• EXERCISE INSTRUCTIONS: Repeat exactly the lines from the line with "Rebuild this chart" to the line with "entitlement_without = [1039, 1039, 0, 0]", including both, and leave out any pictures.

• GIVEN DATA:

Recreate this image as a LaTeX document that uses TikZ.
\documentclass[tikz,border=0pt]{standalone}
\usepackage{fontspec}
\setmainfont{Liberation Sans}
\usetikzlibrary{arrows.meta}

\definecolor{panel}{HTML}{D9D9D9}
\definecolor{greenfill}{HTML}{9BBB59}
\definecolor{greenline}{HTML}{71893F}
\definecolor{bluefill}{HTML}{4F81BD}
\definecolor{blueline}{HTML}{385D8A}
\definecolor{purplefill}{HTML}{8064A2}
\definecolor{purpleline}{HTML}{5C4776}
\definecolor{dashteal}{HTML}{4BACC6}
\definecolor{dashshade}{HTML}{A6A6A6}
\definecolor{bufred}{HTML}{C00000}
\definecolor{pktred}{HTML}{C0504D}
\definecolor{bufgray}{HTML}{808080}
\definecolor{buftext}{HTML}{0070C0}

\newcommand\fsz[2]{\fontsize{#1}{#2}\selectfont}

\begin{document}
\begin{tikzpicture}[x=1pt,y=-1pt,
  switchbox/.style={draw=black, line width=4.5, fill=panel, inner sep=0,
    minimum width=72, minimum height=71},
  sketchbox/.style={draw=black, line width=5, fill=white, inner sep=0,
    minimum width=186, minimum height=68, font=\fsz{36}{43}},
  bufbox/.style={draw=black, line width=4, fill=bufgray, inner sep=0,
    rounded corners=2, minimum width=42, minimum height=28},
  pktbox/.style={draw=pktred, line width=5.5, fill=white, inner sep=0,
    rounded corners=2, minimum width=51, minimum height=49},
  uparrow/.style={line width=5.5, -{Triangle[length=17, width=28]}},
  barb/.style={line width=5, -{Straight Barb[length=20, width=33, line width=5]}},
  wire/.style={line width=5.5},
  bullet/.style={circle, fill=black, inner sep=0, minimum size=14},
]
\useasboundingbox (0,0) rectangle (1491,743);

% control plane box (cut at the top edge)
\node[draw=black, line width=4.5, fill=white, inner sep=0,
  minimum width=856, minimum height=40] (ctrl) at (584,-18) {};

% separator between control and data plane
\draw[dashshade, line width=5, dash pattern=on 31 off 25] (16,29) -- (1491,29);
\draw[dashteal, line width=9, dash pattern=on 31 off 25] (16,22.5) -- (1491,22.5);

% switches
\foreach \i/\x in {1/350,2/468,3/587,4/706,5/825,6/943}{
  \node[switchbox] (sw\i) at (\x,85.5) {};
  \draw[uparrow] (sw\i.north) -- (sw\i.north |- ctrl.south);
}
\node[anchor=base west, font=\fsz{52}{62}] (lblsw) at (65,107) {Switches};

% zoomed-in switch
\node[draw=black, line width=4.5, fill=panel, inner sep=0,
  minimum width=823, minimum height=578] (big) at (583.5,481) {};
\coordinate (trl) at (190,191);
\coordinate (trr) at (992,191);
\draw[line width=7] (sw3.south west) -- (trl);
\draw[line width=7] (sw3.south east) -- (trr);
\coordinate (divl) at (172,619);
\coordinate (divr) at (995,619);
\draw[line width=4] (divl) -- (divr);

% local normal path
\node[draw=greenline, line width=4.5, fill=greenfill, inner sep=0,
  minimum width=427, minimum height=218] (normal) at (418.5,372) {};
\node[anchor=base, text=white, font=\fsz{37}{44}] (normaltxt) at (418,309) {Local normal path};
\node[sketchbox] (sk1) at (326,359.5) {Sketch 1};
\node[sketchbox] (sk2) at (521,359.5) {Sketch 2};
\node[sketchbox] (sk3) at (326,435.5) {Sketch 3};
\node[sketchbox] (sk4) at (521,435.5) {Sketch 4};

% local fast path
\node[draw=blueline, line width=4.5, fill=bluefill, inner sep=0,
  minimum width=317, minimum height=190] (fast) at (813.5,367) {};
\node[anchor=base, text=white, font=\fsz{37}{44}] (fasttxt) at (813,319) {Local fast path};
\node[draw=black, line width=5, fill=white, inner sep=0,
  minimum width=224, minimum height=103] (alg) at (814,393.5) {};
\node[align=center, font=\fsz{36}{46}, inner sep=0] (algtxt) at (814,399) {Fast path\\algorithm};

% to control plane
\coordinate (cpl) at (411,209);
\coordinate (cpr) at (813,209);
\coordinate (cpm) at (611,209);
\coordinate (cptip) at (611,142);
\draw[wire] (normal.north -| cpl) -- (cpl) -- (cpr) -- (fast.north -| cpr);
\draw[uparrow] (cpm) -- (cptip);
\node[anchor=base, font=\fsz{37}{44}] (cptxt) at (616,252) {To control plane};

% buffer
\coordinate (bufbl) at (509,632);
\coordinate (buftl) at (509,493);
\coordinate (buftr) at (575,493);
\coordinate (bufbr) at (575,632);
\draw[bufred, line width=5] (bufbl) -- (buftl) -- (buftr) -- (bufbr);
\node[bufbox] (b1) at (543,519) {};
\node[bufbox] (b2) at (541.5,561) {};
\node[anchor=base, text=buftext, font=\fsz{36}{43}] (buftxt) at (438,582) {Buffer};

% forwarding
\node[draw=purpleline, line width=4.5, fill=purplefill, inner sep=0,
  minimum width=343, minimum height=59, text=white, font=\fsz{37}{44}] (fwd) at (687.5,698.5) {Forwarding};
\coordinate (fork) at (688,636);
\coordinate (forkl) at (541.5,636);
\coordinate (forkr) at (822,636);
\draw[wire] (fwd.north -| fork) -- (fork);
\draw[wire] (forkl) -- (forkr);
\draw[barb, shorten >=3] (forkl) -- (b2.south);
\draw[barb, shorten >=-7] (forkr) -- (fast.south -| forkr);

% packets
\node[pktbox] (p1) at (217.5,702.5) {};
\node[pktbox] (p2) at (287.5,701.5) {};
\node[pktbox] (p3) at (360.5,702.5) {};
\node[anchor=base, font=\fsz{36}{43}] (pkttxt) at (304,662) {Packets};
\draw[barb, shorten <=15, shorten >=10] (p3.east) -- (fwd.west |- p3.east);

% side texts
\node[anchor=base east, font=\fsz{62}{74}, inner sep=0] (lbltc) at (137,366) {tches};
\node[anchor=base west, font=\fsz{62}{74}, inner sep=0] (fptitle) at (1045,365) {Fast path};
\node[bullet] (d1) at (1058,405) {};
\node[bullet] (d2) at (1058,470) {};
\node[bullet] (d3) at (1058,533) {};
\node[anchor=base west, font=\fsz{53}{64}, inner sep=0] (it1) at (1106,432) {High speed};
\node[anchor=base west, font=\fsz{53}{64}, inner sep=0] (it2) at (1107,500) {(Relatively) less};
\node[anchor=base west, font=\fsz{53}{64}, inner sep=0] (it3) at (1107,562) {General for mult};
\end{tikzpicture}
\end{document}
--
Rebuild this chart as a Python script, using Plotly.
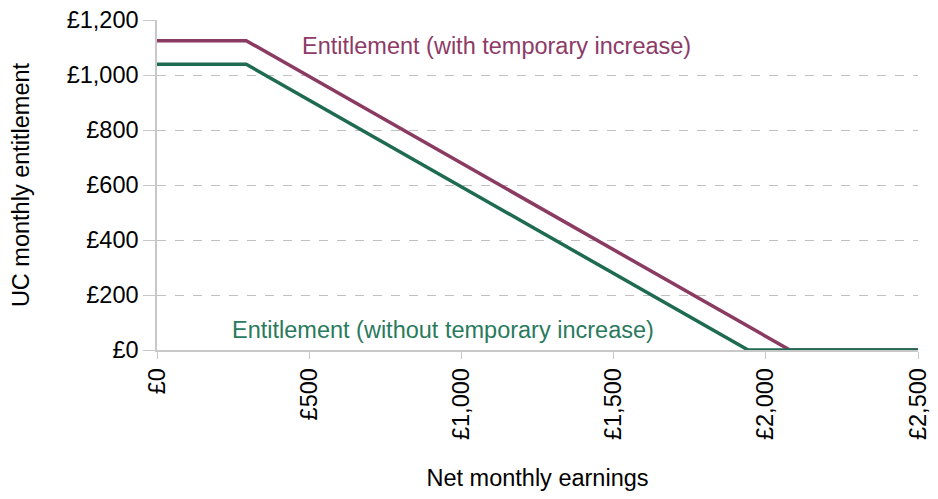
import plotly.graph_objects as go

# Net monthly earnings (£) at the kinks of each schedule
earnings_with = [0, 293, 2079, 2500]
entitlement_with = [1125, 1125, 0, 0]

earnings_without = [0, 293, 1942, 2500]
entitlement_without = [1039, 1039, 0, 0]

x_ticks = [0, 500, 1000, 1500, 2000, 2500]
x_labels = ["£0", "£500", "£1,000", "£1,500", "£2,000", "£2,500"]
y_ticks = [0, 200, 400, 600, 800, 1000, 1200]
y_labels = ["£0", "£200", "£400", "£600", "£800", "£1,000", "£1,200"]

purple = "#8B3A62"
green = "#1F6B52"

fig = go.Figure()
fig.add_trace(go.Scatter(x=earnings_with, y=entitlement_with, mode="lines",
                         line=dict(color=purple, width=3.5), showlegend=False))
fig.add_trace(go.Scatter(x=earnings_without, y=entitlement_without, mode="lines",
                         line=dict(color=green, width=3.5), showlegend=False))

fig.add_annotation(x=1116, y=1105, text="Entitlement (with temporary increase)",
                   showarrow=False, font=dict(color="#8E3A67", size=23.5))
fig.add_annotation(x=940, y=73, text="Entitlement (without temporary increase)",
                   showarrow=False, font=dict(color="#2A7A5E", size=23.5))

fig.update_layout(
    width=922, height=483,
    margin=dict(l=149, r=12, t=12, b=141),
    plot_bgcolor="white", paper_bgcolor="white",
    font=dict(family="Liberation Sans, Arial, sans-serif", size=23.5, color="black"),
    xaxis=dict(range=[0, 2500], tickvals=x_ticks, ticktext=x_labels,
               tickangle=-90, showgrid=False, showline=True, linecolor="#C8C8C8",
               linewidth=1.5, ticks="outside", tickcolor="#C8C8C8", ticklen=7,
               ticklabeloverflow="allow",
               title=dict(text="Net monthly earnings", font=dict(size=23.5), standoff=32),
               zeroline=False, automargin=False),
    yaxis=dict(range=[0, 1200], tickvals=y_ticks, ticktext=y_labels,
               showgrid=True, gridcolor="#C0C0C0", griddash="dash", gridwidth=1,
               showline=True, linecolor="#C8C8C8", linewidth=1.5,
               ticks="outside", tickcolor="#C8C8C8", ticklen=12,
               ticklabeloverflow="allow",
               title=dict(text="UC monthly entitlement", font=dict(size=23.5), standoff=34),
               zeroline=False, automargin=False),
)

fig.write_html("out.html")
--
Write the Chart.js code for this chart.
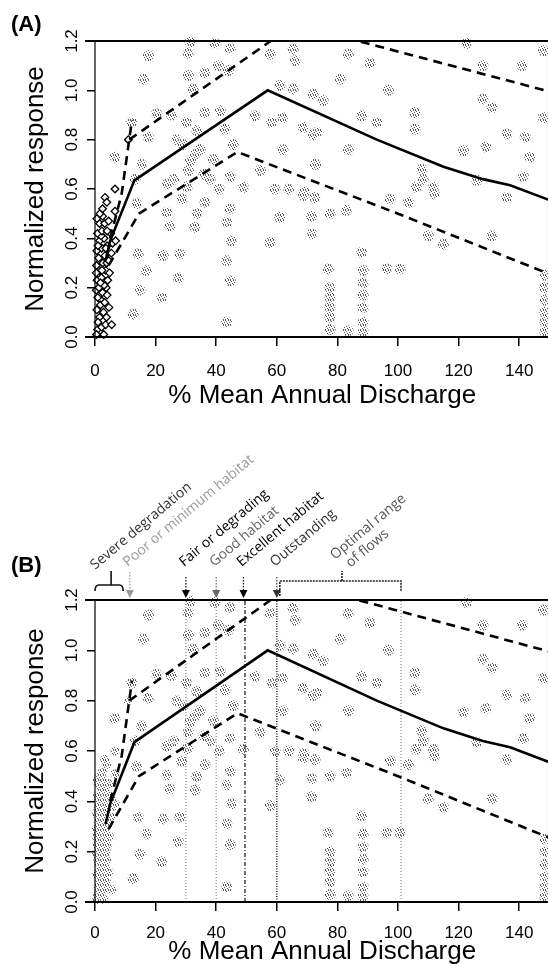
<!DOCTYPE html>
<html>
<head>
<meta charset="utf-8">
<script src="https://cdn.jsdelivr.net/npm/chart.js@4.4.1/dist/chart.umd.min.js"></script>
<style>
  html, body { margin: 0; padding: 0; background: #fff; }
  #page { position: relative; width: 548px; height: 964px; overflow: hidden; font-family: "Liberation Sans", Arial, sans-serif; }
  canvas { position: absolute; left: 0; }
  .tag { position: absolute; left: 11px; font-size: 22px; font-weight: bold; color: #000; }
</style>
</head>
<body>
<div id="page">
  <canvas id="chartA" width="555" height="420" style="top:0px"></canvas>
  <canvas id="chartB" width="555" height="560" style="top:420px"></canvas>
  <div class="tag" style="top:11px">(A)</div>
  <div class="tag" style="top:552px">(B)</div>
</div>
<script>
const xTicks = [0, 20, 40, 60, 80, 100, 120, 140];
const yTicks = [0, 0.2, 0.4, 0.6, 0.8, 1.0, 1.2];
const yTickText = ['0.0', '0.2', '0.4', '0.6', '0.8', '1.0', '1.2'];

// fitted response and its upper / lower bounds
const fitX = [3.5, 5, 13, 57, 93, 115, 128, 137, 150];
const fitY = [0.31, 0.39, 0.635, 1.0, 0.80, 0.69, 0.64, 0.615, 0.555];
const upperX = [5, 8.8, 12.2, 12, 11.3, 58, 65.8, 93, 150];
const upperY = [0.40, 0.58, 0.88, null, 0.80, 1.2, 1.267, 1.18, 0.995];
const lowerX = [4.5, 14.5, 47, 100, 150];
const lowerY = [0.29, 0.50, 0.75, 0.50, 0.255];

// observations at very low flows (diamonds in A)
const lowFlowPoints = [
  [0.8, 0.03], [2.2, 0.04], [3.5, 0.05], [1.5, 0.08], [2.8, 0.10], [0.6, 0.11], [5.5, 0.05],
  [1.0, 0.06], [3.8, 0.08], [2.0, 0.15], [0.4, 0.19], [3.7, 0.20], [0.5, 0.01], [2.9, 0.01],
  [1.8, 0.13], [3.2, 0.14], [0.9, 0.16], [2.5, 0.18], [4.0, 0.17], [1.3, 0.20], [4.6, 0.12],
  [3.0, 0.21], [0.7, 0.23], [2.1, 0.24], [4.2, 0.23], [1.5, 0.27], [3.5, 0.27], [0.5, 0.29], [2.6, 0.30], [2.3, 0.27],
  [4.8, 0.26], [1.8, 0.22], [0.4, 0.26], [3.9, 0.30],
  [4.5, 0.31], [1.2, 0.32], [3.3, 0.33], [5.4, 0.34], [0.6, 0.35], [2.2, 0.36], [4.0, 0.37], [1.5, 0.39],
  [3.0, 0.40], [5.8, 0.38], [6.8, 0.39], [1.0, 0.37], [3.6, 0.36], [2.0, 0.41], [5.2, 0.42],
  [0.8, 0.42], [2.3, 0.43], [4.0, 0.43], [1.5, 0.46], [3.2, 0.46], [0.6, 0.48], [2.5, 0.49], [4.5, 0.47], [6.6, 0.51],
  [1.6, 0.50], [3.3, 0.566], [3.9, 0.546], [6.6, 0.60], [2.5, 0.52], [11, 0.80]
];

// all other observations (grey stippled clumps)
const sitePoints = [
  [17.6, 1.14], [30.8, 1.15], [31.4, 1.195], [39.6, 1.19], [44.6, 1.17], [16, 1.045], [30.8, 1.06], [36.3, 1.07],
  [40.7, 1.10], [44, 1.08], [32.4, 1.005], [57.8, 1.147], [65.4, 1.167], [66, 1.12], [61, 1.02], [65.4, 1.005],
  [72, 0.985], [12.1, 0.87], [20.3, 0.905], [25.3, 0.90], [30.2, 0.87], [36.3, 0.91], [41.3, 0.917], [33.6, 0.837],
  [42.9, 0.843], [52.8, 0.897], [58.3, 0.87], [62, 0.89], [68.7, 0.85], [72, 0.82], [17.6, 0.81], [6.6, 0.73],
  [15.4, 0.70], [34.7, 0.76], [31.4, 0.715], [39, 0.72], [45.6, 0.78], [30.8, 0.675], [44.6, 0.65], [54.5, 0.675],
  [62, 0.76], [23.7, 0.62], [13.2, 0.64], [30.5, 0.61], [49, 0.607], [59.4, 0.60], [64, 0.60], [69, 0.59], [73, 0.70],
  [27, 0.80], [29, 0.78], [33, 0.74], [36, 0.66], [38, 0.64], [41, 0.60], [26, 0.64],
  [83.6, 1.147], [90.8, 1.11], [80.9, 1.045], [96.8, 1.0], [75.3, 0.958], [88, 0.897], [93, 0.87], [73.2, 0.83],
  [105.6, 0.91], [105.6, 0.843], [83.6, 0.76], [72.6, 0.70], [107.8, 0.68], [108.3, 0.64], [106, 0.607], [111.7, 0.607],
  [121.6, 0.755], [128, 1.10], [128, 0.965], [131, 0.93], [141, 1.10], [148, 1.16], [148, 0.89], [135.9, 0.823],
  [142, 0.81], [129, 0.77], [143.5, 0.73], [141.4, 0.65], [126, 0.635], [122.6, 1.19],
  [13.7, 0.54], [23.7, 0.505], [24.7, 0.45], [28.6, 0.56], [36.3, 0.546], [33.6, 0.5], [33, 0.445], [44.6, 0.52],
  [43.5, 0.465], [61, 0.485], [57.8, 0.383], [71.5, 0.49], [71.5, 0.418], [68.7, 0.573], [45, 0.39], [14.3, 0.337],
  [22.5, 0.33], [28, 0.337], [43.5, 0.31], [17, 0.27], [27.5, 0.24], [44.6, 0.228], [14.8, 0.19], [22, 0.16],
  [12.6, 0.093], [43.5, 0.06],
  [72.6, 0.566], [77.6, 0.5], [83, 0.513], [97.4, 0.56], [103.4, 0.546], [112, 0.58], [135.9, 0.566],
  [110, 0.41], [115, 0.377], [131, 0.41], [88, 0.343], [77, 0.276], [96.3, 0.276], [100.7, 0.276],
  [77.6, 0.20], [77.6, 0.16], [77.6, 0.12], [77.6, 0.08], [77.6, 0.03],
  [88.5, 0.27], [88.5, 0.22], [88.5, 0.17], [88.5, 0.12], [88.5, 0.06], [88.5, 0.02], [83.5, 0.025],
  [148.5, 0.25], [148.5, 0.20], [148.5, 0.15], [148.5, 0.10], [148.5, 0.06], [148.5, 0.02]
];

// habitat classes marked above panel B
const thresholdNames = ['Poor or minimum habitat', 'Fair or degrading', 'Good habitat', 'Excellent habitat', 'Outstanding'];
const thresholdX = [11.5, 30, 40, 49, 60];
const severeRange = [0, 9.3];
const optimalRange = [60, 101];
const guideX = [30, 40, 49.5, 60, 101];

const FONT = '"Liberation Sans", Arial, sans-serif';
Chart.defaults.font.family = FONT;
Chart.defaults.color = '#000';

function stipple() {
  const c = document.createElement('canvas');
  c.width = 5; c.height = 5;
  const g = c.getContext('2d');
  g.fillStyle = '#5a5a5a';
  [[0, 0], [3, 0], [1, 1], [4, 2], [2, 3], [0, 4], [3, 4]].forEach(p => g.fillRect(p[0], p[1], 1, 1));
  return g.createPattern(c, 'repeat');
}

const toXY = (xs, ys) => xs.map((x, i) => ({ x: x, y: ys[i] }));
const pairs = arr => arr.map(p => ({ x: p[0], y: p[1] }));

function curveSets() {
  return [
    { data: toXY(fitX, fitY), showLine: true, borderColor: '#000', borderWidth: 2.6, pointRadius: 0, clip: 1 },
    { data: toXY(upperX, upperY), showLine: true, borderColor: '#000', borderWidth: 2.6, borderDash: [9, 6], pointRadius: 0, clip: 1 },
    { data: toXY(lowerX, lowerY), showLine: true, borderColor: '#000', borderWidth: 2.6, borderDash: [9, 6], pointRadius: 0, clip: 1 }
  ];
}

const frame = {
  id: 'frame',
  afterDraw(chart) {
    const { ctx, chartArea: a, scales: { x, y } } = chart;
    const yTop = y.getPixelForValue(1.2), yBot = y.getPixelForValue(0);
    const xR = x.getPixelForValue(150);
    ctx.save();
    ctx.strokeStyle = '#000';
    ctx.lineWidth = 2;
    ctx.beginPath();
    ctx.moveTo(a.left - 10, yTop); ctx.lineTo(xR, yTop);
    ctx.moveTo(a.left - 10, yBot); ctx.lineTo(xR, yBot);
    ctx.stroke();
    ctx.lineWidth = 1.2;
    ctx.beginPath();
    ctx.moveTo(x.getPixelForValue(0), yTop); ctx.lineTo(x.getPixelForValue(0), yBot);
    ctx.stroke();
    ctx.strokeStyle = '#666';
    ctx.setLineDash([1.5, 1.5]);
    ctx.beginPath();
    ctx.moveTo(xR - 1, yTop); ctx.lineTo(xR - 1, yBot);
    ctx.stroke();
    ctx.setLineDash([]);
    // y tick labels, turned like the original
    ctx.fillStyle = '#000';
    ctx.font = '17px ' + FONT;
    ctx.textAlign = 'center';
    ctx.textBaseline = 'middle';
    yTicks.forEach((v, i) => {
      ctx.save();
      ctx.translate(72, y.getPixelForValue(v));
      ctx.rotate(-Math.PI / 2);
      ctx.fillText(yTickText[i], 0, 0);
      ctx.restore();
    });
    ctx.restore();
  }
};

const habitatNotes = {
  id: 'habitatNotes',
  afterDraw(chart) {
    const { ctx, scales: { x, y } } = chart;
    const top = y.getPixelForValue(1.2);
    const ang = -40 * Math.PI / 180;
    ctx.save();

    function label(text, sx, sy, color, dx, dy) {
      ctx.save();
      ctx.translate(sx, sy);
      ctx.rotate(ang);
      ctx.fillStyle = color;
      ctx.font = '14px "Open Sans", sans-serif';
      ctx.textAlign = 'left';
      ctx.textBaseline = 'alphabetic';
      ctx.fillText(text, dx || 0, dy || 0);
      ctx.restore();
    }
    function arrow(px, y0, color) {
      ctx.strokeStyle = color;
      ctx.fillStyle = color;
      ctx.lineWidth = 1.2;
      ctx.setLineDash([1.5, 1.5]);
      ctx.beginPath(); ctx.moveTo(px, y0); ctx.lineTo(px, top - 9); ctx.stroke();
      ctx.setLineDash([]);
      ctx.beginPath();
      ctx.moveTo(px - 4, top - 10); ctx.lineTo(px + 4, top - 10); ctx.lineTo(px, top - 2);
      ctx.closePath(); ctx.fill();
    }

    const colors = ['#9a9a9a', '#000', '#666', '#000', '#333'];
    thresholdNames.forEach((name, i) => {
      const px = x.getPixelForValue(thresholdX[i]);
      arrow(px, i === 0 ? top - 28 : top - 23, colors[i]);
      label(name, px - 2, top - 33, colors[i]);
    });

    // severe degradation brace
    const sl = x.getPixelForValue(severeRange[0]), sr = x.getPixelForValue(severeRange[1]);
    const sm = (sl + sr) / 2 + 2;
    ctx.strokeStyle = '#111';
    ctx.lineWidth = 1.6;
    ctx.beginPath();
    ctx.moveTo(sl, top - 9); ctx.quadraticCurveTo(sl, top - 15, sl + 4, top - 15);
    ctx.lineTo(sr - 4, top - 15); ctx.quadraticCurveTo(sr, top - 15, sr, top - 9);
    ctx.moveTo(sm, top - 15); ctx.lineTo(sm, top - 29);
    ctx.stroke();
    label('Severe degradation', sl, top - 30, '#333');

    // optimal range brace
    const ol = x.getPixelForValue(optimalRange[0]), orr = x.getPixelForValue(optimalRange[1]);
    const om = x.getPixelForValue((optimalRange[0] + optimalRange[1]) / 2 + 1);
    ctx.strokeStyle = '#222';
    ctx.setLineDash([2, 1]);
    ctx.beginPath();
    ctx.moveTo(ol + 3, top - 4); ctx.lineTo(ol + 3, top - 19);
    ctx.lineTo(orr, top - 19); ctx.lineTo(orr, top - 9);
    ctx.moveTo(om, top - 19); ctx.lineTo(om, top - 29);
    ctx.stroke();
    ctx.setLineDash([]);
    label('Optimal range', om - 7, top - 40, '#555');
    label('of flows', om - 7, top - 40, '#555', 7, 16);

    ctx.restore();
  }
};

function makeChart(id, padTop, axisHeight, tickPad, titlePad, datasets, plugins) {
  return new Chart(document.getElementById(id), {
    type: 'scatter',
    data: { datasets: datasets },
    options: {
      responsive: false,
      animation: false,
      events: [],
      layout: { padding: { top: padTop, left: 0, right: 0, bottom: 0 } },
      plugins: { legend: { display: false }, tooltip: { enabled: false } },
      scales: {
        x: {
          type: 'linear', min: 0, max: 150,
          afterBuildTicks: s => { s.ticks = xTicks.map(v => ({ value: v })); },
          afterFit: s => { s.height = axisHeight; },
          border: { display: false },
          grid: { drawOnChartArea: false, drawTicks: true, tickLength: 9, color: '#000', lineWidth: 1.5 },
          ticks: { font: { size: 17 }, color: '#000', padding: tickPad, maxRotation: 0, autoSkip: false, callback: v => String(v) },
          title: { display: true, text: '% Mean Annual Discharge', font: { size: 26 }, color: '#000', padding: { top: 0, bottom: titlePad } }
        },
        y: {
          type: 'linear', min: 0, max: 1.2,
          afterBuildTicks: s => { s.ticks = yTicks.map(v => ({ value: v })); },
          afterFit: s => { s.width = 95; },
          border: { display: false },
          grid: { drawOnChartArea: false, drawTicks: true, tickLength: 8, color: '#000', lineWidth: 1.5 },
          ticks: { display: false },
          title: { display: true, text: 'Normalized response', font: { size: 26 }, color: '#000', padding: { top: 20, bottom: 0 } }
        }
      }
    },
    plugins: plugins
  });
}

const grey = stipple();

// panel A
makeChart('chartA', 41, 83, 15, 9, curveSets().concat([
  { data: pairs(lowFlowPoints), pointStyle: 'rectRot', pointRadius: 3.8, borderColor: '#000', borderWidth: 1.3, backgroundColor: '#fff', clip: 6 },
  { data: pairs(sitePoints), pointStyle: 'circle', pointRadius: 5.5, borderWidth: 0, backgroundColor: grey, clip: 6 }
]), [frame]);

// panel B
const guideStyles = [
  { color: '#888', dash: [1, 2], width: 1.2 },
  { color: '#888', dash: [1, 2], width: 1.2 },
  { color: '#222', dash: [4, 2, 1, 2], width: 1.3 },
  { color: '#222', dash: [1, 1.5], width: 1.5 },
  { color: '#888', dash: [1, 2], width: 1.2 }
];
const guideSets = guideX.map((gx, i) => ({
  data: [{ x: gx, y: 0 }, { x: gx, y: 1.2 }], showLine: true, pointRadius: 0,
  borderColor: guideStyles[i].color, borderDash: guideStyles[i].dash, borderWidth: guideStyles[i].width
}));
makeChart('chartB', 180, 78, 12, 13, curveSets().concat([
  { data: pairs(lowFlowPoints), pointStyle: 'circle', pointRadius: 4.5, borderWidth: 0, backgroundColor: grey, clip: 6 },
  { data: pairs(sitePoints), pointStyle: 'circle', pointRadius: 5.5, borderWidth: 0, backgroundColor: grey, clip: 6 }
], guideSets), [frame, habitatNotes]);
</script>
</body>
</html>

• FULL OUTPUT:
Rebuild this chart as a Python script, using Plotly.
import plotly.graph_objects as go

# Net monthly earnings (£) at the kinks of each schedule
earnings_with = [0, 293, 2079, 2500]
entitlement_with = [1125, 1125, 0, 0]

earnings_without = [0, 293, 1942, 2500]
entitlement_without = [1039, 1039, 0, 0]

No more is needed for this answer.